To ask the Minister for Home Affairs, having regard to the statement before journalists last Saturday, the 20th inst., that claims granted by the courts for compensation for malicious damage to property were being scrutinised by a Committee, under the chairmanship of Mr. Creed Meredith, K.C., if he will state when this Committee was appointed, what are its terms of reference, and what are its relations to the Shaw Commission? Further, if the parties interested in such cases, or counsel acting for such parties, have been given and are being given, an opportunity of being present when they arise for consideration? Finally, if the right place for the giving of important information of this sort is not Dáil Eireann, and if the authority for the appointment of such a Committee, with such wide and undefined powers, should not first have been sought from this Dáil?
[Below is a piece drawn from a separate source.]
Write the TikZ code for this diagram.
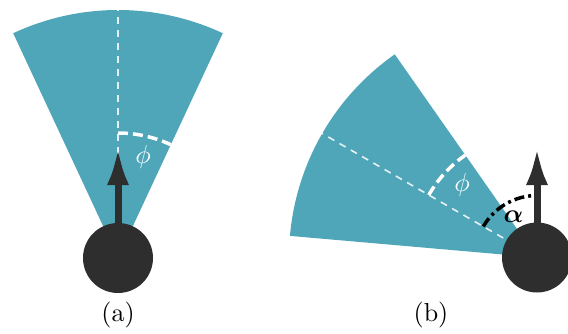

No such statement as that alleged by the Deputy in the first part of his question was made by me before representatives of the Press on Saturday last, and consequently the subsidiary question arising on the assumption of that statement have no basis in fact.

I may inform the Deputy, however, that my attention has been drawn to an account of the interview which appeared in one particular newspaper, which was inaccurate in this as in many other respects. No representative of that paper was present at the interview, and I presume the Deputy got his information from that paper. In order to clear up any misapprehensions which the incorrect report in question may have created generally I desire to state that I referred in the statement to the question of the Dáil Courts and the position created by their abolition.

It has been found necessary to review the whole field covered by the Dáil Courts, and a Departmental Committee has been set up, under the chairmanship of Mr. Creed Meredith, K.C., for the purpose of inquiring and reporting to me as to what steps are necessary and what special provisions may be required to deal with the following matters:—

(1) The hearing of cases pending in these Courts at the date of their abolition.

(2) The hearing of pending appeals.

(3) The enforcement of decrees granted but not executed at the date of abolition.

(4) The review of certain cases, such as those where there was excess of jurisdiction, abuse of legal powers, obvious injustice, etc.

(5) The position of persons awaiting trial or wrongfully committed.